Tim menemukan bahwa, bahkan dengan karbon hitam di atmosfer, tanaman air ini masih bisa mendapatkan cukup sinar Matahari untuk berfotosintesis. Berdasarkan model mereka, pertumbuhan rumput laut dapat ditingkatkan hingga menyediakan hingga 45% pasokan pangan dunia hanya dalam waktu sembilan hingga 14 bulan. Para penulis penelitian menyatakan bahwa pertumbuhan rumput laut sebenarnya dapat meningkat setelah perang nuklir karena lebih banyak nutrisi tersedia di lautan.

Tentu saja, ada kemungkinan rumput laut menyerap zat-zat beracun dari lingkungan sekitarnya.

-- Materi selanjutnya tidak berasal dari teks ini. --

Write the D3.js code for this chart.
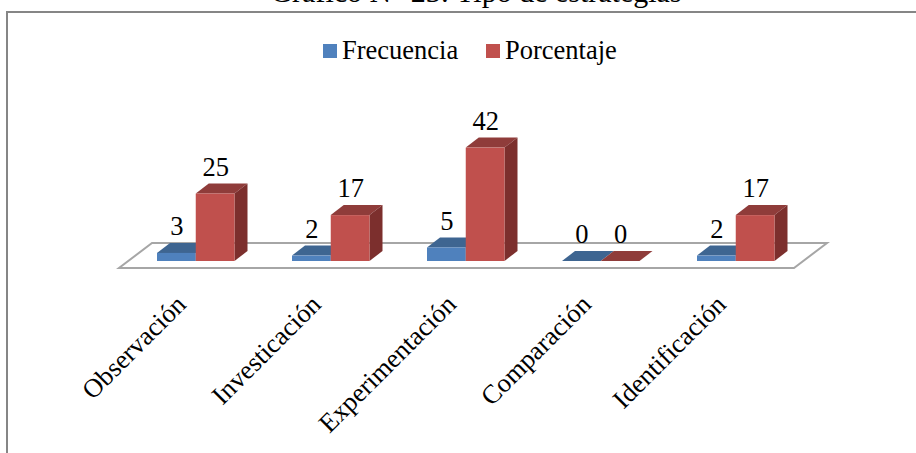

Namun, para peneliti mengatakan bahwa senyawa-senyawa ini dapat dikurangi hingga ke tingkat yang aman melalui pemrosesan pasca panen dan pemasakan.

"Misalnya, pemrosesan pasca panen dan persiapan pra konsumsi, seperti pencucian dan pengeringan, reaksi enzimatik, dan blansing atau pemasakan, antara lain, telah ditemukan dapat mengurangi konsentrasi yodium dan logam berat dalam rumput laut secara signifikan," kata Michael Roleda, seorang profesor di University of the Philippines Marine Science Institute dan salah satu penulis penelitian tersebut, seperti dikutip dari SciDev.

Tantangan utamanya, kata penulis, adalah membangun peternakan rumput laut baru yang cukup cepat untuk memenuhi permintaan.

"Berinvestasi dalam pembangunan pertanian rumput laut dapat mencegah bencana kelaparan global dalam skenario penurunan sinar Matahari secara tiba-tiba, dan berpotensi mencegah sejumlah besar kematian akibat kelaparan," kata David Denkenberger, profesor madya teknik mesin di University of Canterbury, Inggris.

Bahkan tanpa adanya bencana global, rumput laut menawarkan sumber makanan yang berkelanjutan dan tangguh dalam menghadapi perubahan iklim, menyerap lebih banyak karbon daripada pohon dan menghindari gangguan habitat di darat.

"Budidaya rumput laut dalam skala yang jauh lebih besar daripada saat ini dapat memerangi perubahan iklim, sekaligus membuat sistem pangan jauh lebih tangguh dalam menghadapi skenario penurunan sinar Matahari secara tiba-tiba," kata para penulis.